Enterprises are increasingly customising their cloud infrastructures to readily meet business requirements. It is also this move that has seen multi-cloud emerging as one of the top technology trends for 2023.

By Fred Mitchell: software division head at Drive Control Corporation (DCC)

As organisations continue to transition their networking and IT infrastructures to cloud, it is becoming harder to ignore the opportunities and benefits that come with multi-cloud environments.

For one, a multi-cloud approach provides business with the flexibility to manage and protect data across different environments – private and public. Maintaining this freedom, choice, control, and agility is crucial for future growth as well as meeting regulatory and statutory requirements.

The move towards multi-cloud is driven by several requirements and resultant benefits:

* Flexible – being locked into a single cloud vendor, or a single type of cloud infrastructure does not always provided flexibility needed to control costs, maintain control over information and the ability to evolve as more cloud operations become available.

* Cost-effective – it provides enterprises with the freedom to select the best products and services for their business needs.

* From technology to business – instead of reinventing the wheel each time businesses create their own cloud, there is a growing awareness of the value of sharing key components of multi-cloud infrastructures.

Key to this business-driven discussion is the acceptance and evolution of the idea some call industry cloud platforms or vertical industry clouds. These are multi-cloud infrastructures with built-in, modular functionality tailored to a specific vertical industry.

Verticals are leading the charge

We’re seeing vertical industries such as banking, healthcare, telco, and manufacturing leading the multi-cloud movement.
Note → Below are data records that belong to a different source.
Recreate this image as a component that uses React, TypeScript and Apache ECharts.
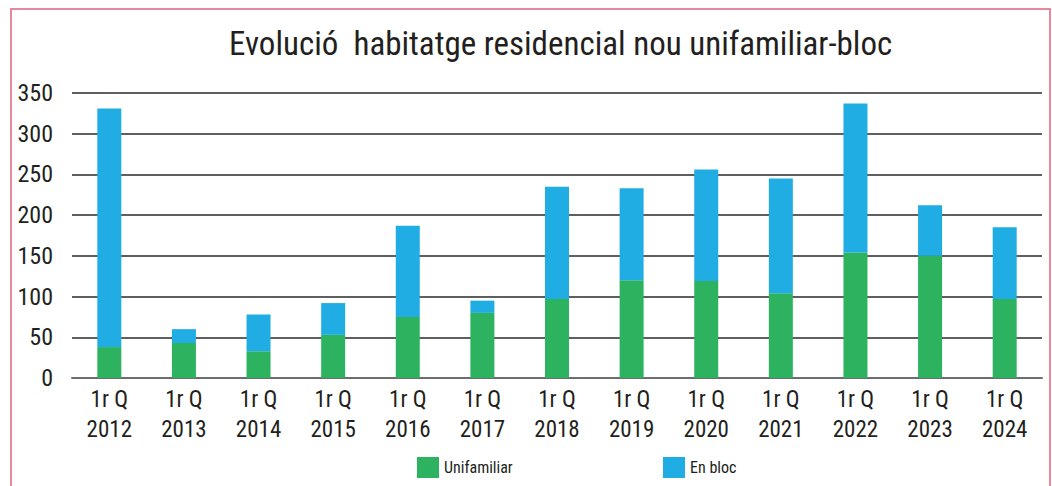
import React, { useEffect, useRef } from "react";
import * as echarts from "echarts";

const years = ["2012", "2013", "2014", "2015", "2016", "2017", "2018", "2019", "2020", "2021", "2022", "2023", "2024"];
const categories = years.map((y) => "1r Q\n" + y);
const unifamiliar = [38, 43, 33, 53, 75, 80, 97, 120, 119, 104, 154, 150, 97];
const enBloc = [293, 17, 45, 39, 112, 15, 138, 113, 137, 141, 183, 62, 88];
const yTicks = [0, 50, 100, 150, 200, 250, 300, 350];

const FONT = "'Roboto Condensed', 'Roboto', sans-serif";

export default function App() {
  const ref = useRef<HTMLDivElement>(null);
  useEffect(() => {
    if (!ref.current) return;
    const chart = echarts.init(ref.current, null, { renderer: "svg" });
    chart.setOption({
      animation: false,
      backgroundColor: "#ffffff",
      textStyle: { fontFamily: FONT },
      title: {
        text: "Evolució  habitatge residencial nou unifamiliar-bloc",
        left: 224,
        top: 22,
        textStyle: { fontFamily: FONT, fontSize: 33, fontWeight: "normal", color: "#231f20" },
      },
      graphic: [
        {
          type: "rect",
          shape: { x: 11, y: 9, width: 1039, height: 520 },
          style: { fill: "none", stroke: "#e2899a", lineWidth: 2 },
          silent: true,
        },
      ],
      legend: [
        {
          data: ["Unifamiliar"],
          left: 412,
          top: 452,
          itemWidth: 22,
          itemHeight: 21,
          itemGap: 10,
          icon: "rect",
          textStyle: { fontFamily: FONT, fontSize: 16, color: "#231f20" },
        },
        {
          data: ["En bloc"],
          left: 658,
          top: 452,
          itemWidth: 22,
          itemHeight: 21,
          itemGap: 10,
          icon: "rect",
          textStyle: { fontFamily: FONT, fontSize: 16, color: "#231f20" },
        },
      ],
      grid: { left: 72, right: 10, top: 93, bottom: 108, containLabel: false },
      xAxis: {
        type: "category",
        data: categories,
        axisTick: { show: false },
        axisLine: { lineStyle: { color: "#6d6d6d", width: 2 } },
        axisLabel: {
          interval: 0,
          margin: 6,
          fontFamily: FONT,
          fontSize: 23,
          lineHeight: 30,
          color: "#231f20",
        },
      },
      yAxis: {
        type: "value",
        min: yTicks[0],
        max: yTicks[yTicks.length - 1],
        interval: 50,
        axisLine: { show: false },
        axisTick: { show: false },
        splitLine: { lineStyle: { color: "#2a2a2a", width: 1.5 } },
        axisLabel: { margin: 19, fontFamily: FONT, fontSize: 24, color: "#231f20" },
      },
      series: [
        {
          name: "Unifamiliar",
          type: "bar",
          stack: "total",
          data: unifamiliar,
          barWidth: 24,
          itemStyle: { color: "#2db35f" },
        },
        {
          name: "En bloc",
          type: "bar",
          stack: "total",
          data: enBloc,
          barWidth: 24,
          itemStyle: { color: "#1fade4" },
        },
      ],
    });
    return () => chart.dispose();
  }, []);
  return <div ref={ref} style={{ position: "absolute", left: 0, top: 0, width: 1052, height: 486 }} />;
}
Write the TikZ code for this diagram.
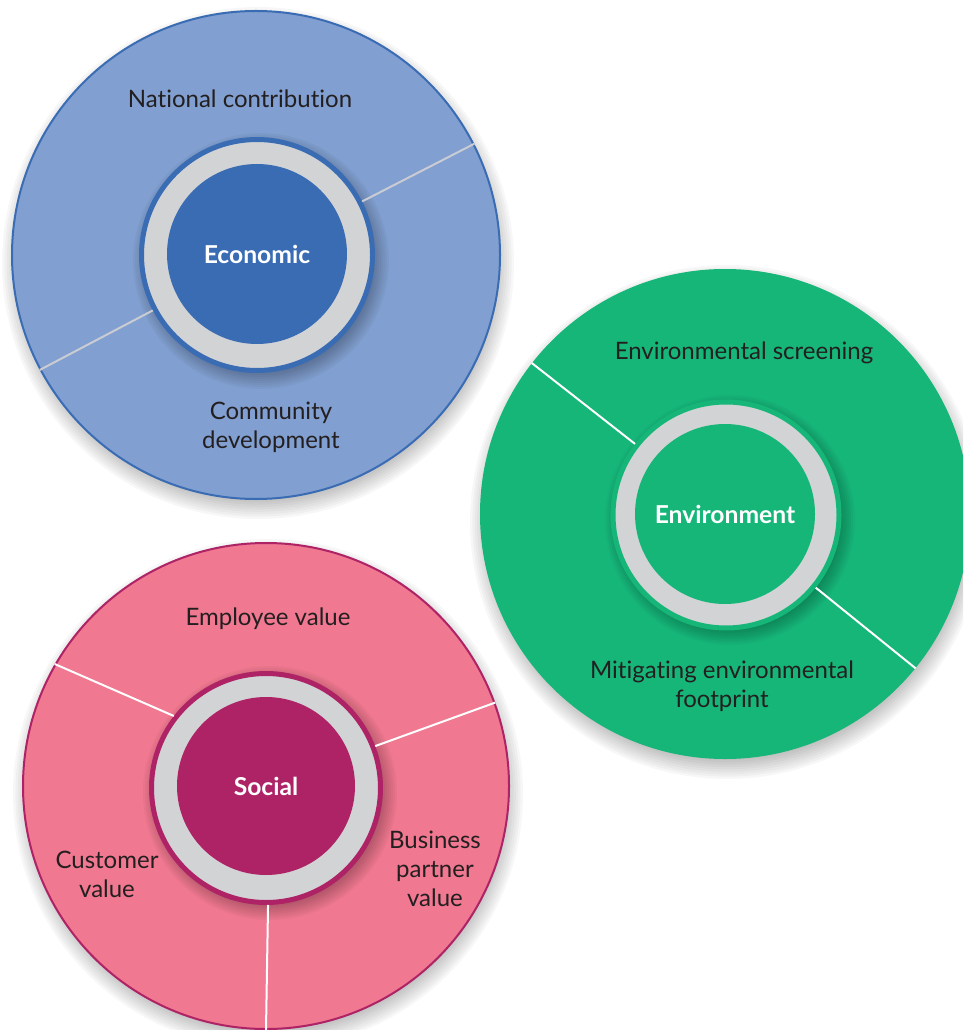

It allows these sectors to share an agile platform already supported by a portfolio of baked-in, industry-specific, pre-packaged business capabilities directly relevant for their individual industries.

These modular components can then be easily customised or swapped in-or-out to fit an organisation’s business operations or needs.

Furthermore, adopting a business or industry multi-cloud model will also speed the transition to cloud for many organisations.

A vertical industry multi-cloud will essence contain built-in yet customisable capabilities a top CRM provider or HR software provider offer their customers. However, it goes far beyond any single vertical Software-as-a-Service (SaaS) solution.

Only multi-cloud infrastructures offer this kind of industry-specific or vertical cloud platform adaptability. Multi-cloud allows enterprises to make the leap from familiar cloud services to creating new cloud platforms with the agility to far more easily and quickly be adapted to new business opportunities, changing business circumstances, or technology innovations.

Industry-model, multi-cloud infrastructures offer many enterprises with the best solution for a decentralised networking environment. The benefits of these industry-specific clouds include:

* Adaptability;

* Business functionality; and

* Innovation.

Multi-cloud is the future of enterprise IT; it delivers differentiated services at scale while remaining secure and compliant with regulatory frameworks around the globe.